47th Anniversary of Munich Olympic Massacre

 
A member of Black September looks over the balcony of one of the Israeli apartments in the Olympic village in Munich, September 5, 1972. (Credit: Getty Images)

A member of Black September looks over the balcony of one of the Israeli apartments in the Olympic village in Munich, September 5, 1972. (Credit: Getty Images)

 

On September 5th, 1972, eight members of the Black September branch of the Palestinian Liberation Organization trespassed onto the Olympic Village in Munich, Germany. They forced their way into several apartments occupied by Israeli athletes and coaches, taking 11 of them hostage. Two of the Israelis resisted and were shot to death. The other nine were bound, and several of them were beaten. Black September demanded that the Israeli government release over 200 Palestinian prisoners, many of them terrorists, in exchange for the captive Olympians. The Israeli government, under the leadership of Golda Meir, refused to negotiate. The Olympic village was swarmed by international press, capturing live footage of the hooded terrorists standing guard on balconies and the Israeli captives standing in the windows and doorways of their apartments. It was the first such incident to receive live coverage on the world stage.

Meanwhile, the West German government convinced the hostage-takers that they would be given safe passage to a particular airfield where a plane would ferry them with their hostages out of the country. When the terrorists arrived with the hostages in helicopters that evening, they found an empty jet sitting on the tarmac, and were fired upon by German police sharpshooters. In the ensuing firefight, the terrorists used automatic rifles and grenades to murder all nine Israeli Olympians as they sat bound in the helicopters. The gunfire ended early on the morning of September 6th, forty-seven years ago today. Five of the terrorists lay dead, while the other three were in German police custody.

In the aftermath of the Munich Massacre, the remaining three Black September assailants were released by the West German government in exchange for a hijacked German airliner in 1973, as depicted in the 1999 documentary One Day in September. Israeli Premier Golda Meir authorized Operation Wrath of God, in which Israeli agents carried out a series of extrajudicial killings in retaliation for the Munich attack against senior PLO leadership, including the Israeli Raid in Lebanon in 1973, as depicted in the 2005 dramatic film Munich. The leader of Black September and mastermind of the Munch operation, Abu Daoud, was eventually captured by French authorities, but was released on a legal technicality and died in 2010 without ever standing trial for his primary role in the attacks.

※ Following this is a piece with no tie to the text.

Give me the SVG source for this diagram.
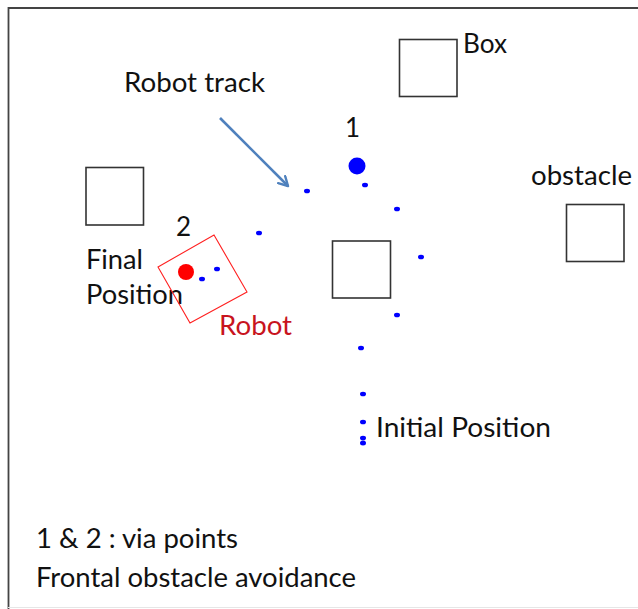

After almost a half-century, the Munich Massacre stands as a seminal moment in the history of the young Jewish State; when its enemies began to abandon the unsuccessful strategy of direct warfare in favor of patronizing terrorist groups to act as their proxies, relentlessly attacking Israelis at home and abroad. It is a strategy that continues to this day, as nations such as Turkey and Iran sponsor Hamas and Hezbollah to attack the Israeli homeland and to plot against Israeli targets all over the world.